begin Data for the task
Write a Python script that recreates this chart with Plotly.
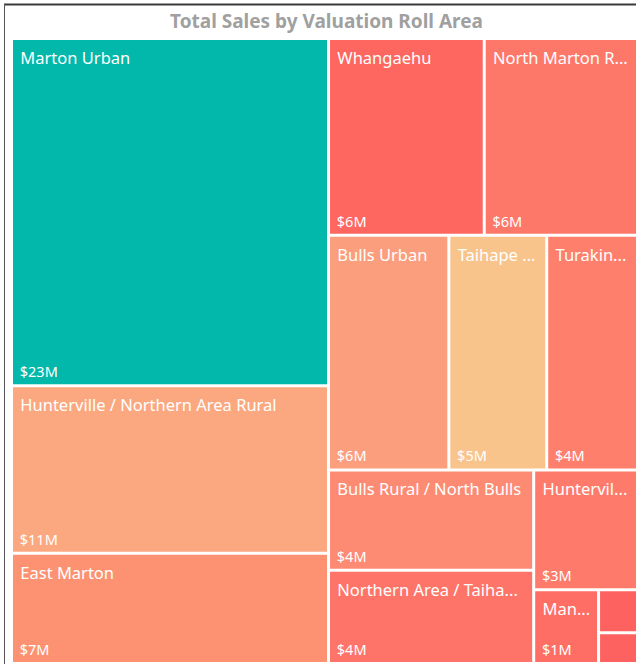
import plotly.graph_objects as go

# ---- data (values in $ millions) ----
areas = [
    "Marton Urban", "Hunterville / Northern Area Rural", "East Marton",
    "Whangaehu", "North Marton R...", "Bulls Urban", "Taihape ...",
    "Turakin...", "Bulls Rural / North Bulls", "Northern Area / Taiha...",
    "Huntervil...", "Man...", "Other A", "Other B",
]
sales_m = [23.0, 11.1, 7.3, 6.4, 6.3, 5.9, 4.8, 4.45, 4.3, 4.0, 2.6, 1.0, 0.35, 0.25]
colors = [
    "#01B8AA", "#FBA880", "#FC9272", "#FE6660", "#FE786A", "#FB9E7E",
    "#F9C48C", "#FE7F6C", "#FD8B74", "#FE7468", "#FE7A6A", "#FE6E64",
    "#FE6260", "#FE6260",
]
show_text = [True] * 12 + [False, False]
parents = [""] * len(areas)

W, H = 636, 664
ML, MR, MT, MB = 13, 0, 40, 2
FONT = "Noto Sans"
NAME_SIZE = 16.5
NB = "\u00a0"

name_tpl = [
    NB + "<span style='baseline-shift:-3px'>%{label}</span>" if s else ""
    for s in show_text
]
value_tpl = [NB + "$%{value:.0f}M" if s else "" for s in show_text]

common = dict(
    labels=areas, parents=parents, values=sales_m,
    sort=True, branchvalues="remainder",
    tiling=dict(packing="squarify", squarifyratio=1.618, pad=3),
    pathbar=dict(visible=False),
    root=dict(color="rgba(0,0,0,0)"),
)
nopad = dict(t=0, l=0, r=0, b=0)

fig = go.Figure()
fig.add_trace(go.Treemap(
    **common,
    marker=dict(colors=colors, line=dict(width=0), pad=nopad),
    texttemplate=name_tpl,
    textposition="top left",
    textfont=dict(family=FONT, size=NAME_SIZE, color="white"),
    hovertemplate="%{label}<br>$%{value:.1f}M<extra></extra>",
))
fig.add_trace(go.Treemap(
    **common,
    marker=dict(colors=["rgba(0,0,0,0)"] * len(areas), line=dict(width=0), pad=nopad),
    texttemplate=value_tpl,
    textposition="bottom left",
    textfont=dict(family=FONT, size=14.5, color="white"),
    hoverinfo="skip",
))

pw = W - ML - MR
ph = H - MT - MB
def px_x(x):
    return (x - ML) / pw
def px_y(y):
    return 1 - (y - MT) / ph

fig.update_layout(
    width=W, height=H,
    margin=dict(l=ML, r=MR, t=MT, b=MB),
    paper_bgcolor="white",
    title=dict(
        text="<b>Total Sales by Valuation Roll Area</b>",
        x=326.5 / W, xanchor="center", y=1 - 21 / H, yanchor="middle",
        font=dict(family=FONT, size=19, color="#A0A0A0"),
    ),
    shapes=[
        dict(type="line", xref="paper", yref="paper",
             x0=px_x(4), x1=px_x(640), y0=px_y(4.5), y1=px_y(4.5),
             line=dict(color="#3A3A3A", width=2)),
        dict(type="line", xref="paper", yref="paper",
             x0=px_x(4.5), x1=px_x(4.5), y0=px_y(4), y1=px_y(668),
             line=dict(color="#555555", width=1)),
    ],
)

fig.write_html(
    "out.html",
    config={"displayModeBar": False},
    post_script="document.body.style.margin='0';document.body.style.overflow='hidden';",
)
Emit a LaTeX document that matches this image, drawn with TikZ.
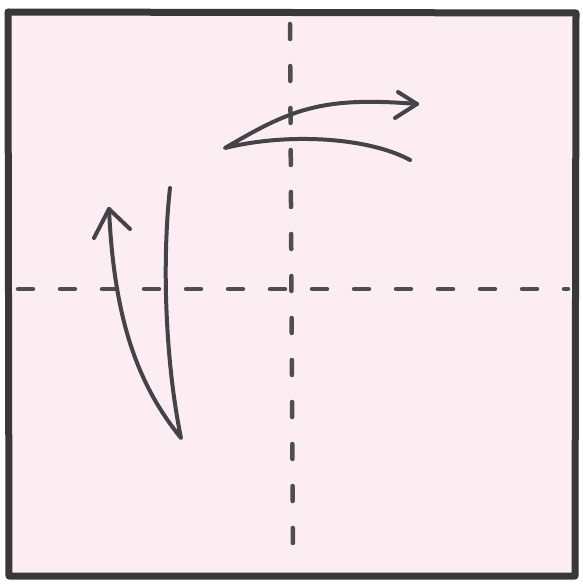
\documentclass[tikz,border=0pt]{standalone}
\begin{document}
\begin{tikzpicture}[x=1pt,y=-1pt,
  paper/.style={draw=framegray,fill=paperpink,line width=7pt,line join=round},
  fold/.style={draw=dashgray,line width=4.5pt,line cap=round,dash pattern=on 15pt off 27pt},
  stroke/.style={draw=strokegray,line width=4pt,line cap=round,line join=round}]
\definecolor{framegray}{HTML}{38383B}
\definecolor{paperpink}{HTML}{FCEDF2}
\definecolor{dashgray}{HTML}{4E4E52}
\definecolor{strokegray}{HTML}{444448}
\useasboundingbox[fill=white] (0,0) rectangle (582,586);
% paper square
\draw[paper] (8,12) -- (576,13) -- (575,576) -- (9,576) -- cycle;
% fold lines
\coordinate (vt) at (290,22);
\coordinate (vb) at (293,566);
\coordinate (hl) at (16,289);
\coordinate (hr) at (568,289);
\draw[fold,dash phase=-2pt] (vt) -- (vb);
\draw[fold,dash phase=-2pt] (hl) -- (hr);
% upper arrow
\coordinate (ua) at (225,148);
\coordinate (ue) at (410,160);
\coordinate (ut) at (417,104);
\draw[stroke] (ue) .. controls (370,138) and (290,132) .. (ua)
  .. controls (290,110) and (320,96) .. (ut);
\draw[stroke] (398,92) -- (ut) -- (395,118);
% left arrow
\coordinate (lb) at (181,438);
\coordinate (ls) at (170,188);
\coordinate (lt) at (109,209);
\draw[stroke] (ls) .. controls (162,260) and (165,360) .. (lb)
  .. controls (138,385) and (114,320) .. (lt);
\draw[stroke] (94,238) -- (lt) -- (130,229);
\end{tikzpicture}
\end{document}
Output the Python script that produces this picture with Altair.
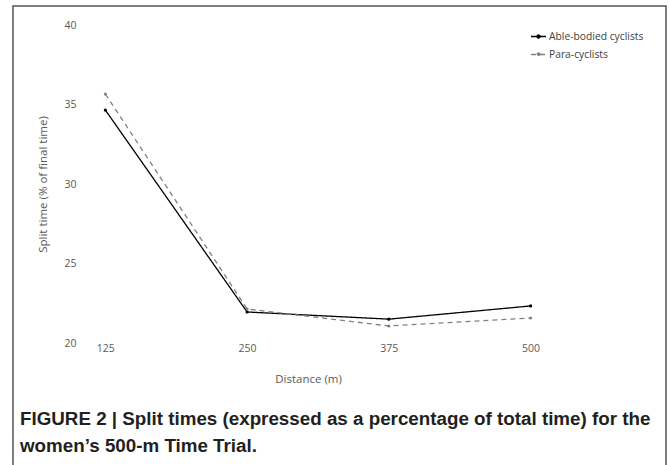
import altair as alt
import pandas as pd

# ---- data ----
distances = [125, 250, 375, 500]
able_bodied = [34.65, 21.95, 21.5, 22.33]
para_cyclists = [35.66, 22.14, 21.07, 21.57]
series_names = ["Able-bodied cyclists", "Para-cyclists"]
y_ticks = [20, 25, 30, 35, 40]
caption_lines = [
    "FIGURE 2 | Split times (expressed as a percentage of total time) for the",
    "women\u2019s 500-m Time Trial.",
]

rows = []
for d, a, p in zip(distances, able_bodied, para_cyclists):
    rows.append({"distance": d, "split": a, "series": series_names[0]})
    rows.append({"distance": d, "split": p, "series": series_names[1]})
df = pd.DataFrame(rows)

FONT = "Open Sans"
LABEL_COLOR = "#595959"

W, H = 567, 318
PAD_L, PAD_T = 77, 25

x_enc = alt.X(
    "distance:Q",
    scale=alt.Scale(domain=[100, 600], nice=False, zero=False),
    axis=alt.Axis(
        values=distances, title="Distance (m)", grid=False, domain=False, ticks=False,
        labelFont=FONT, labelFontSize=10.5, labelColor=LABEL_COLOR, labelPadding=0,
        titleFont=FONT, titleFontSize=11.5, titleFontWeight="normal", titleColor=LABEL_COLOR,
        titlePadding=20, titleX=231, titleAnchor="start", titleAlign="center",
    ),
)
y_enc = alt.Y(
    "split:Q",
    scale=alt.Scale(domain=[20, 40], nice=False, zero=False),
    axis=alt.Axis(
        values=y_ticks, title="Split time (% of final time)", grid=False, domain=False, ticks=False,
        labelFont=FONT, labelFontSize=10.5, labelColor=LABEL_COLOR, labelPadding=1,
        titleFont=FONT, titleFontSize=11.5, titleFontWeight="normal", titleColor=LABEL_COLOR,
        titlePadding=15,
    ),
)
color_scale = alt.Scale(domain=series_names, range=["#000000", "#808080"])
dash_scale = alt.Scale(domain=series_names, range=[[1, 0], [5, 4]])

legend = alt.Legend(
    title=None, orient="none", legendX=453, legendY=3, padding=0,
    labelFont=FONT, labelFontSize=10.3, labelColor="#404040", labelOffset=2,
    symbolType="M-1,0H1M-0.2,0A0.2,0.2,0,1,1,0.2,0A0.2,0.2,0,1,1,-0.2,0",
    symbolSize=225, symbolStrokeWidth=1.3, rowPadding=4,
)

lines = alt.Chart(df).mark_line(strokeWidth=1.3).encode(
    x=x_enc, y=y_enc,
    color=alt.Color("series:N", scale=color_scale, legend=legend),
    strokeDash=alt.StrokeDash("series:N", scale=dash_scale, legend=legend),
)
points = alt.Chart(df).mark_point(filled=True, size=10, opacity=1).encode(
    x=x_enc, y=y_enc,
    color=alt.Color("series:N", scale=color_scale, legend=None),
)

frame = alt.Chart(pd.DataFrame({"k": [0]})).mark_rect(
    fill=None, stroke="#555555", strokeWidth=1.5, clip=False
).encode(
    x=alt.value(13 - PAD_L), x2=alt.value(666 - PAD_L),
    y=alt.value(6 - PAD_T), y2=alt.value(480 - PAD_T),
)

cap_df = pd.DataFrame({"line": caption_lines, "idx": [0, 1]})
caption1 = alt.Chart(cap_df.iloc[[0]]).mark_text(
    align="left", baseline="middle", font="Liberation Sans", fontWeight="bold",
    fontSize=18.8, color="#231f20",
).encode(x=alt.value(20 - PAD_L), y=alt.value(419 - PAD_T), text="line:N")
caption2 = alt.Chart(cap_df.iloc[[1]]).mark_text(
    align="left", baseline="middle", font="Liberation Sans", fontWeight="bold",
    fontSize=18.8, color="#231f20",
).encode(x=alt.value(20 - PAD_L), y=alt.value(446 - PAD_T), text="line:N")

chart = alt.layer(frame, lines, points, caption1, caption2).properties(
    width=W, height=H,
    autosize=alt.AutoSizeParams(type="none"),
    padding={"left": PAD_L, "top": PAD_T, "right": 669 - PAD_L - W, "bottom": 465 - PAD_T - H},
).configure(
    background="white",
    view=alt.ViewConfig(strokeWidth=0, stroke="transparent"),
)

chart.save("out.html", embed_options={"renderer": "svg", "actions": False})
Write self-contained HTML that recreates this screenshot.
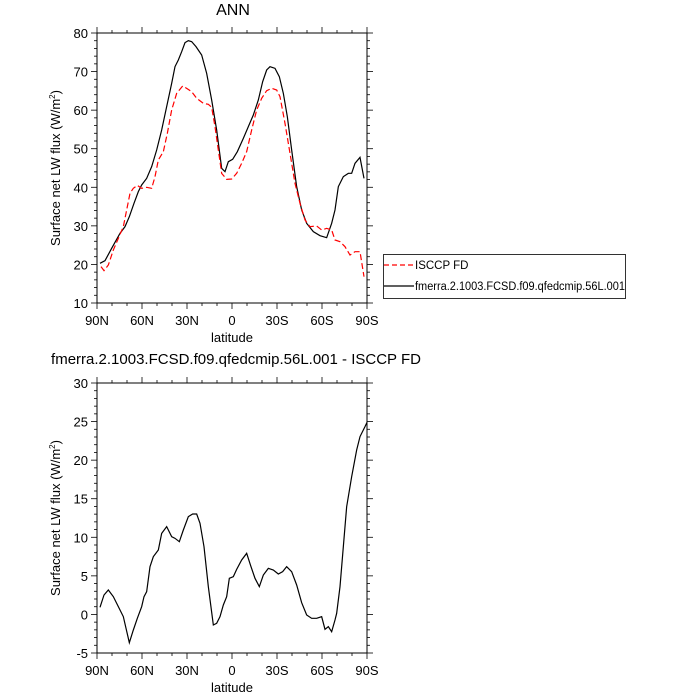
<!DOCTYPE html>
<html><head><meta charset="utf-8"><style>body{margin:0;background:#fff}svg{display:block}text{font-family:"Liberation Sans",sans-serif;fill:#000}</style></head>
<body>
<svg id="s" width="700" height="700" xmlns="http://www.w3.org/2000/svg">
<text x="233" y="15" font-size="16" text-anchor="middle">ANN</text>
<text x="236" y="364" font-size="15" text-anchor="middle">fmerra.2.1003.FCSD.f09.qfedcmip.56L.001 - ISCCP FD</text>
<g transform="translate(40,0) scale(0.33333)" fill="none">
<polyline stroke="#000" stroke-width="1.2" vector-effect="non-scaling-stroke" points="180,790 195,782 215,745 240,700 255,680 268,650 282,610 295,575 305,555 320,535 335,500 350,450 365,390 380,320 395,250 405,200 415,180 425,155 435,128 445,122 455,125 468,140 485,165 500,220 515,300 530,390 545,505 555,515 565,485 578,478 592,455 610,415 625,380 640,345 655,300 668,245 680,210 690,200 705,205 718,230 730,280 742,350 755,450 770,560 785,630 800,670 820,695 840,707 860,713 875,670 885,630 895,560 910,530 925,520 935,520 945,490 960,472 972,535"/>
<polyline stroke="#f00" stroke-width="1.2" stroke-dasharray="6,3" vector-effect="non-scaling-stroke" points="183,800 192,812 205,795 220,750 235,715 250,680 262,620 270,580 280,565 292,556 305,565 320,562 335,565 345,530 355,480 370,455 382,400 395,330 410,280 428,258 440,265 455,275 470,295 490,310 505,313 515,322 525,380 535,450 545,520 560,538 575,537 590,520 605,490 620,455 635,390 650,330 665,295 680,272 695,265 710,270 720,290 735,370 750,460 765,550 780,610 795,660 810,680 830,678 845,690 860,685 875,690 885,720 900,725 915,740 930,765 945,755 960,755 972,830"/>
</g>
<g transform="translate(40,360) scale(0.33333)" fill="none">
<polyline stroke="#000" stroke-width="1.2" vector-effect="non-scaling-stroke" points="180,742 192,705 205,690 220,710 235,740 250,770 268,848 280,810 292,775 305,740 312,710 320,695 330,620 340,590 355,570 365,520 380,500 395,530 405,535 418,545 430,510 445,470 458,462 470,462 480,490 492,560 505,680 520,795 530,790 540,770 550,735 560,710 568,655 580,650 590,628 605,600 620,580 632,617 645,655 658,680 670,645 685,625 700,630 715,642 728,635 740,620 755,635 770,675 785,728 800,765 815,775 830,775 845,770 855,808 865,800 875,815 885,780 890,760 900,680 910,560 920,440 935,350 950,270 960,230 975,200 981,187"/>
</g>
<rect x="383.5" y="254.5" width="242" height="44" fill="none" stroke="#000" stroke-width="0.8"/>
<line x1="384" y1="265" x2="414" y2="265" stroke="#f00" stroke-dasharray="5,3" stroke-width="1.2"/>
<text x="415" y="269" font-size="11.5">ISCCP FD</text>
<line x1="384" y1="286" x2="414" y2="286" stroke="#000" stroke-width="1.2"/>
<text x="415" y="290" font-size="11.5" textLength="210" lengthAdjust="spacingAndGlyphs">fmerra.2.1003.FCSD.f09.qfedcmip.56L.001</text>
</svg>
<script>
var s=document.getElementById('s'),NS='http://www.w3.org/2000/svg';
function el(t,a,txt){var e=document.createElementNS(NS,t);for(var k in a)e.setAttribute(k,a[k]);if(txt!==undefined)e.textContent=txt;s.appendChild(e);}
function plot(top,bot,ymin,ymax,ymaj,ymin2){
 var L=97,R=367;
 el('rect',{x:L,y:top,width:R-L,height:bot-top,fill:'none',stroke:'#000','stroke-width':1});
 var xl=['90N','60N','30N','0','30S','60S','90S'];
 for(var d=0;d<=180;d+=10){var x=L+(R-L)*d/180,m=d%30==0,len=m?6:3;
  el('line',{x1:x,y1:bot,x2:x,y2:bot+len,stroke:'#000','stroke-width':0.8});
  el('line',{x1:x,y1:top,x2:x,y2:top-len,stroke:'#000','stroke-width':0.8});
  if(m)el('text',{x:x,y:bot+22,'font-size':13,'text-anchor':'middle'},xl[d/30]);}
 el('text',{x:(L+R)/2,y:bot+39,'font-size':13,'text-anchor':'middle'},'latitude');
 for(var v=ymin;v<=ymax+1e-6;v+=ymin2){var y=bot-(bot-top)*(v-ymin)/(ymax-ymin),m=Math.abs(v/ymaj-Math.round(v/ymaj))<1e-6,len=m?6:3;
  el('line',{x1:L,y1:y,x2:L-len,y2:y,stroke:'#000','stroke-width':0.8});
  el('line',{x1:R,y1:y,x2:R+len,y2:y,stroke:'#000','stroke-width':0.8});
  if(m)el('text',{x:L-9,y:y+5,'font-size':13,'text-anchor':'end'},String(v));}
 var cy=(top+bot)/2,t=document.createElementNS(NS,'text');
 t.setAttribute('transform','translate(60,'+cy+') rotate(-90)');t.setAttribute('font-size','13');t.setAttribute('text-anchor','middle');
 t.innerHTML='Surface net LW flux (W/m<tspan font-size="8" dy="-5">2</tspan><tspan dy="5">)</tspan>';s.appendChild(t);
}
plot(33,303,10,80,10,2);
plot(383,653,-5,30,5,1);
</script>
</body></html>
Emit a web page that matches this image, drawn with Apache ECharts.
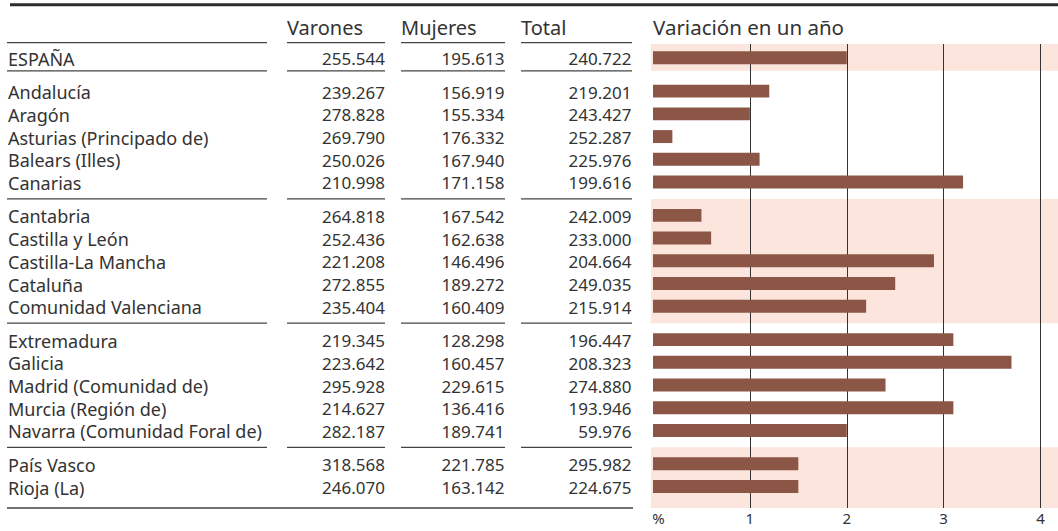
<!DOCTYPE html>
<html>
<head>
<meta charset="utf-8">
<script src="https://cdn.jsdelivr.net/npm/echarts@6/dist/echarts.min.js"></script>
<style>
  html, body { margin: 0; padding: 0; background: #fff; }
  #chart { width: 1058px; height: 531px; }
</style>
</head>
<body>
<div id="chart"></div>
<script>
const regions = [
  'ESPAÑA',
  'Andalucía', 'Aragón', 'Asturias (Principado de)', 'Balears (Illes)', 'Canarias',
  'Cantabria', 'Castilla y León', 'Castilla-La Mancha', 'Cataluña', 'Comunidad Valenciana',
  'Extremadura', 'Galicia', 'Madrid (Comunidad de)', 'Murcia (Región de)', 'Navarra (Comunidad Foral de)',
  'País Vasco', 'Rioja (La)'
];
const varones = [255544, 239267, 278828, 269790, 250026, 210998, 264818, 252436, 221208, 272855,
  235404, 219345, 223642, 295928, 214627, 282187, 318568, 246070];
const mujeres = [195613, 156919, 155334, 176332, 167940, 171158, 167542, 162638, 146496, 189272,
  160409, 128298, 160457, 229615, 136416, 189741, 221785, 163142];
const total = [240722, 219201, 243427, 252287, 225976, 199616, 242009, 233000, 204664, 249035,
  215914, 196447, 208323, 274880, 193946, 59976, 295982, 224675];
const variacion = [2.0, 1.2, 1.0, 0.2, 1.1, 3.2, 0.5, 0.6, 2.9, 2.5, 2.2, 3.1, 3.7, 2.4, 3.1, 2.0, 1.5, 1.5];
const groups = [0, 1, 1, 1, 1, 1, 2, 2, 2, 2, 2, 3, 3, 3, 3, 3, 4, 4];
const shadedGroups = [0, 2, 4];
const headers = ['Varones', 'Mujeres', 'Total'];
const chartTitle = 'Variación en un año';
const xTickLabels = ['%', '1', '2', '3', '4'];

const FONT = '"Noto Sans", "Open Sans", sans-serif';
const TEXT = '#333';
const GAP = 0.47;          // extra space between groups, in rows
const Y_MIN = -0.65;
const Y_MAX = 19.78;

const fmt = n => String(n).replace(/\B(?=(\d{3})+(?!\d))/g, '.');
const pos = groups.map((g, i) => i + g * GAP);

// one separator under each group, the last one is the bottom rule
const nGroups = Math.max(...groups) + 1;
const seps = [];
for (let g = 0; g < nGroups; g++) {
  const last = groups.lastIndexOf(g);
  seps.push(g === nGroups - 1 ? Y_MAX : pos[last] + (g === 0 ? 0.53 : 0.7));
}
const bands = shadedGroups.map(g => [g === 0 ? Y_MIN : seps[g - 1], seps[g]]);

// column segments of the table rules
const cols = [[7, 267], [287, 385], [401, 505], [521, 632]];
const numRight = [385, 504.5, 631.5];

const chart = echarts.init(document.getElementById('chart'), null, { renderer: 'svg' });

const textEl = (text, x, y, size, align) => ({
  type: 'text', x: x, y: y,
  style: {
    text: text, fill: TEXT, fontSize: size, fontFamily: FONT,
    align: align, verticalAlign: 'middle', textAlign: align, textVerticalAlign: 'middle'
  }
});

const option = {
  animation: false,
  grid: { left: 653, right: 0, top: 44, bottom: 23 },
  xAxis: {
    type: 'value', min: 0, max: 4.18, interval: 1, z: 3,
    axisLine: { show: false },
    axisTick: { show: false },
    splitLine: { show: true, showMinLine: false, showMaxLine: false, lineStyle: { color: '#333', width: 1 } },
    axisLabel: {
      margin: 2, fontSize: 15, lineHeight: 16, color: TEXT, fontFamily: FONT, showMaxLabel: false,
      formatter: v => v === 0 ? '{p|' + xTickLabels[0] + '}' : (xTickLabels[v] || ''),
      rich: { p: { fontSize: 15, lineHeight: 16, color: TEXT, fontFamily: FONT, padding: [0, 0, 0, 11] } }
    }
  },
  yAxis: { type: 'value', inverse: true, min: Y_MIN, max: Y_MAX, show: false },
  graphic: [
    { type: 'line', shape: { x1: 10, y1: 4.8, x2: 1058, y2: 4.8 }, style: { stroke: '#2b2b2b', lineWidth: 3 } },
    ...headers.map((h, k) => textEl(h, cols[k + 1][0], 27, 20, 'left')),
    textEl(chartTitle, 653, 27, 20.5, 'left'),
    ...cols.map(c => ({ type: 'line', shape: { x1: c[0], y1: 42.7, x2: c[1], y2: 42.7 }, style: { stroke: '#444', lineWidth: 1.3 } }))
  ],
  series: [
    {
      name: 'bands', type: 'custom', z: 1, silent: true,
      data: bands,
      renderItem: (params, api) => {
        const a = api.coord([0, api.value(0)]);
        const b = api.coord([0, api.value(1)]);
        const cs = params.coordSys;
        return { type: 'rect', shape: { x: a[0] - 2, y: a[1], width: cs.x + cs.width - a[0] + 2, height: b[1] - a[1] }, style: { fill: '#fce5dc' } };
      }
    },
    {
      name: 'Variación', type: 'custom', z: 5,
      data: variacion.map((v, i) => [v, pos[i]]),
      encode: { x: 0, y: 1 },
      renderItem: (params, api) => {
        const p0 = api.coord([0, api.value(1)]);
        const p1 = api.coord([api.value(0), api.value(1)]);
        const h = api.size([0, 0.57])[1];
        return { type: 'rect', shape: { x: p0[0], y: p0[1] - h / 2 - 1, width: p1[0] - p0[0], height: h }, style: { fill: '#8c5646' } };
      }
    },
    {
      name: 'tabla', type: 'custom', z: 4, silent: true,
      data: regions.map((r, i) => [0, pos[i], i]),
      encode: { x: 0, y: 1 },
      renderItem: (params, api) => {
        const i = api.value(2);
        const y = api.coord([0, api.value(1)])[1];
        return {
          type: 'group',
          children: [
            textEl(regions[i], 8, y, 18, 'left'),
            textEl(fmt(varones[i]), numRight[0], y, 17, 'right'),
            textEl(fmt(mujeres[i]), numRight[1], y, 17, 'right'),
            textEl(fmt(total[i]), numRight[2], y, 17, 'right')
          ]
        };
      }
    },
    {
      name: 'reglas', type: 'custom', z: 4, silent: true,
      data: seps.map((s, g) => [0, s, g === nGroups - 1 ? 1 : 0]),
      encode: { x: 0, y: 1 },
      renderItem: (params, api) => {
        const y = api.coord([0, api.value(1)])[1];
        const segs = api.value(2) ? [[7, 633]] : cols;
        return {
          type: 'group',
          children: segs.map(c => ({ type: 'line', shape: { x1: c[0], y1: y, x2: c[1], y2: y }, style: { stroke: '#444', lineWidth: 1.3 } }))
        };
      }
    }
  ]
};

chart.setOption(option);
</script>
</body>
</html>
end Data for the task
### Directions
Restate only the lines running from the start of the material above through the line containing "import plotly.graph_objects as go", ends included. No pictures.

### Answer for this exercise
Write a Python script that recreates this chart with Plotly.
import plotly.graph_objects as go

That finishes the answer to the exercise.